Lo que mejor acredita a esa idea filosófica es la ejemplar exploración de ese ámbito que suelo llamar, en mis libros, la primera categoría, o lo matricial. Algunas páginas son memorables: ayudado, cual Virgilio, por un uso libre de la ginecología, se interna en ese inferos en el que habita, con Eurídice, el ser nuestro previo al existir (y al mundo), la vida en la matriz, la vida intrauterina, con sus principales cuasi-objetos, la placenta, el cordón umbilical, los tonos de soprano de la madre que se filtran por el líquido amniótico, el nacimiento ab ovo, el vínculo dual madre-hijo, la relación entre hermanos gemelos, etcétera.

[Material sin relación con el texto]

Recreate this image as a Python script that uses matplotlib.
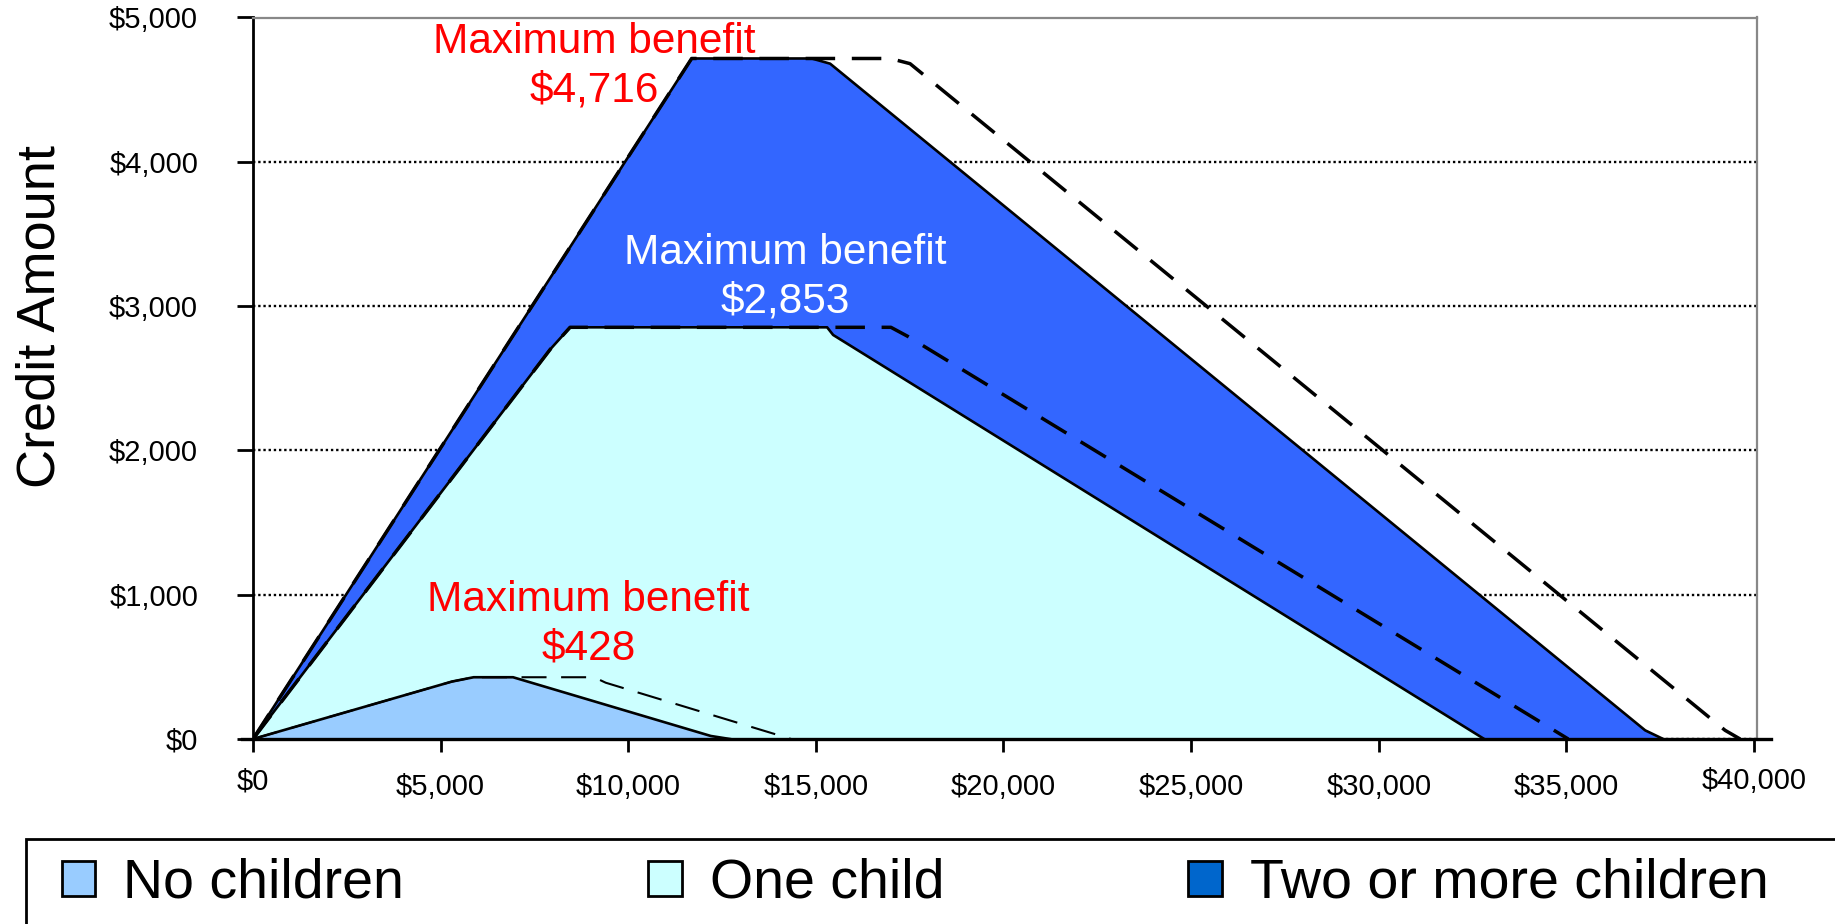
import matplotlib
matplotlib.use("Agg")
import matplotlib.pyplot as plt
import matplotlib.transforms as mtransforms
from matplotlib.patches import Patch, Rectangle
from matplotlib.ticker import FuncFormatter, MultipleLocator

plt.rcParams['font.family'] = ['Liberation Sans', 'DejaVu Sans']

# EITC schedules: earned income -> credit amount
no_kids_income = [0, 5300, 5880, 6930, 12200, 12710]
no_kids_credit = [0, 398, 428, 428, 21, 0]
no_kids_joint_income = [0, 5300, 5880, 9090, 9400, 14340]
no_kids_joint_credit = [0, 398, 428, 428, 390, 0]

one_child_income = [0, 7920, 8450, 15300, 15460, 32810]
one_child_credit = [0, 2700, 2853, 2853, 2800, 0]
one_child_joint_income = [0, 7920, 8450, 17000, 17450, 35050]
one_child_joint_credit = [0, 2700, 2853, 2853, 2790, 0]

two_plus_income = [0, 11690, 14890, 15380, 37100, 37580]
two_plus_credit = [0, 4716, 4716, 4680, 60, 0]
two_plus_joint_income = [0, 11690, 16980, 17510, 39230, 39630]
two_plus_joint_credit = [0, 4716, 4716, 4680, 60, 0]

series_labels = ["No children", "One child", "Two or more children"]
fill_colors = ["#99CCFF", "#CCFFFF", "#3366FF"]
legend_colors = ["#99CCFF", "#CCFFFF", "#0066CC"]

max_benefits = [428, 2853, 4716]

W, H = 1835, 924
fig = plt.figure(figsize=(W / 100, H / 100), dpi=100)
ax = fig.add_axes([253 / W, 1 - 739 / H, 1504 / W, 721.5 / H])

# filled areas, largest first so smaller ones sit on top
ax.fill_between(two_plus_income, two_plus_credit, 0, color=fill_colors[2], lw=0, zorder=2)
ax.fill_between(one_child_income, one_child_credit, 0, color=fill_colors[1], lw=0, zorder=3)
ax.fill_between(no_kids_income, no_kids_credit, 0, color=fill_colors[0], lw=0, zorder=4)

for xs, ys in [(two_plus_income, two_plus_credit),
               (one_child_income, one_child_credit),
               (no_kids_income, no_kids_credit)]:
    ax.plot(xs, ys, color='black', lw=1.9, zorder=5, solid_joinstyle='round')

# married filing jointly schedules as dashed lines
ax.plot(two_plus_joint_income, two_plus_joint_credit, color='black', lw=2.5,
        ls=(0, (8.5, 4.8)), zorder=6)
ax.plot(one_child_joint_income, one_child_joint_credit, color='black', lw=2.5,
        ls=(0, (8.5, 4.8)), zorder=6)
ax.plot(no_kids_joint_income, no_kids_joint_credit, color='black', lw=1.5,
        ls=(0, (12, 7)), zorder=6)

ax.set_xlim(0, 40080)
ax.set_ylim(0, 5000)
ax.xaxis.set_major_locator(MultipleLocator(5000))
ax.yaxis.set_major_locator(MultipleLocator(1000))
money = FuncFormatter(lambda v, p: f"${v:,.0f}")
ax.xaxis.set_major_formatter(money)
ax.yaxis.set_major_formatter(money)

ax.grid(axis='y', color='black', ls=(0, (1, 1.2)), lw=1.7, zorder=1)
ax.set_axisbelow(True)

ax.tick_params(axis='y', direction='out', length=11.5, width=2, pad=28, labelsize=21)
ax.tick_params(axis='x', direction='out', length=9.5, width=2, pad=15, labelsize=21)

for side in ['top', 'right']:
    ax.spines[side].set_color('#888888')
    ax.spines[side].set_linewidth(1.6)
ax.spines['left'].set_linewidth(2)
ax.spines['bottom'].set_visible(False)
ax.axhline(0, xmin=-0.007, xmax=1.009, color='black', lw=2.4, clip_on=False, zorder=7)

# first and last x labels sit slightly higher
shift = mtransforms.ScaledTranslation(0, 6 / 100, fig.dpi_scale_trans)
fig.canvas.draw()
for lbl in ax.get_xticklabels():
    if lbl.get_text() in ("$0", "$40,000"):
        lbl.set_transform(lbl.get_transform() + shift)

ax.set_ylabel("Credit Amount", fontsize=39)
ax.yaxis.label.set_va('center')
ax.yaxis.set_label_coords(-0.141, 0.586)

ax.text(9090, 4660, f"Maximum benefit\n${max_benefits[2]:,}", color='red', fontsize=30.5,
        ha='center', va='center', linespacing=1.27, zorder=8)
ax.text(14180, 3198, f"Maximum benefit\n${max_benefits[1]:,}", color='white', fontsize=30.5,
        ha='center', va='center', linespacing=1.27, zorder=8)
ax.text(8940, 797, f"Maximum benefit\n${max_benefits[0]:,}", color='red', fontsize=30.5,
        ha='center', va='center', linespacing=1.27, zorder=8)

# legend strip along the bottom
fig.add_artist(Rectangle((26 / W, -0.2), 1.2, 0.2 + (924 - 839) / H,
                         transform=fig.transFigure, fill=False,
                         edgecolor='black', lw=2))
handles = [Patch(facecolor=c, edgecolor='black', lw=2) for c in legend_colors]
fig.legend(handles, series_labels, loc='center left',
           bbox_to_anchor=(62 / W, 1 - 884 / H), ncol=3, frameon=False,
           fontsize=40, handlelength=0.6, handleheight=0.6,
           handletextpad=0.5, columnspacing=4.4, borderpad=0, borderaxespad=0)

fig.savefig("out.png", dpi=100)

Todo ese recorrido de ginecología filosófica es, a mi modo de ver, una verdadera diadema ontológica y metafísica. En tres o cuatro páginas de ese magnífico primer tomo se concentra más energía creadora de pensamiento que en los aburridísimos e infinitos textos archi-académicos que suele producir la Alemania de la segunda posguerra. Entiendo que la Academia filosófica alemana esté a matar con este peculiar personaje. Siempre la filosofía verdadera provoca, en colegas envidiosos, disgusto, irritación, mal talante, mal rollo.

También lo contrario: no todos los días puede saludarse la emergencia de una filosofía. En medio de la tierra baldía de la filosofía de hoy, una filosofía que se demora demasiadas veces -y se confunde con frecuencia con sucedáneos, con formas ensayísticas sin pulso metafísico, con periodismo de ideas sin aliento ni emoción- este texto de Sloterdijk constituye una saludable excepción. Tiene además el valor añadido de producirse en Alemania. Demuestra que incluso en este país, en el que el agobio interpretativo y exegético ha terminado devorando la creatividad, también puede resplandecer una idea filosófica.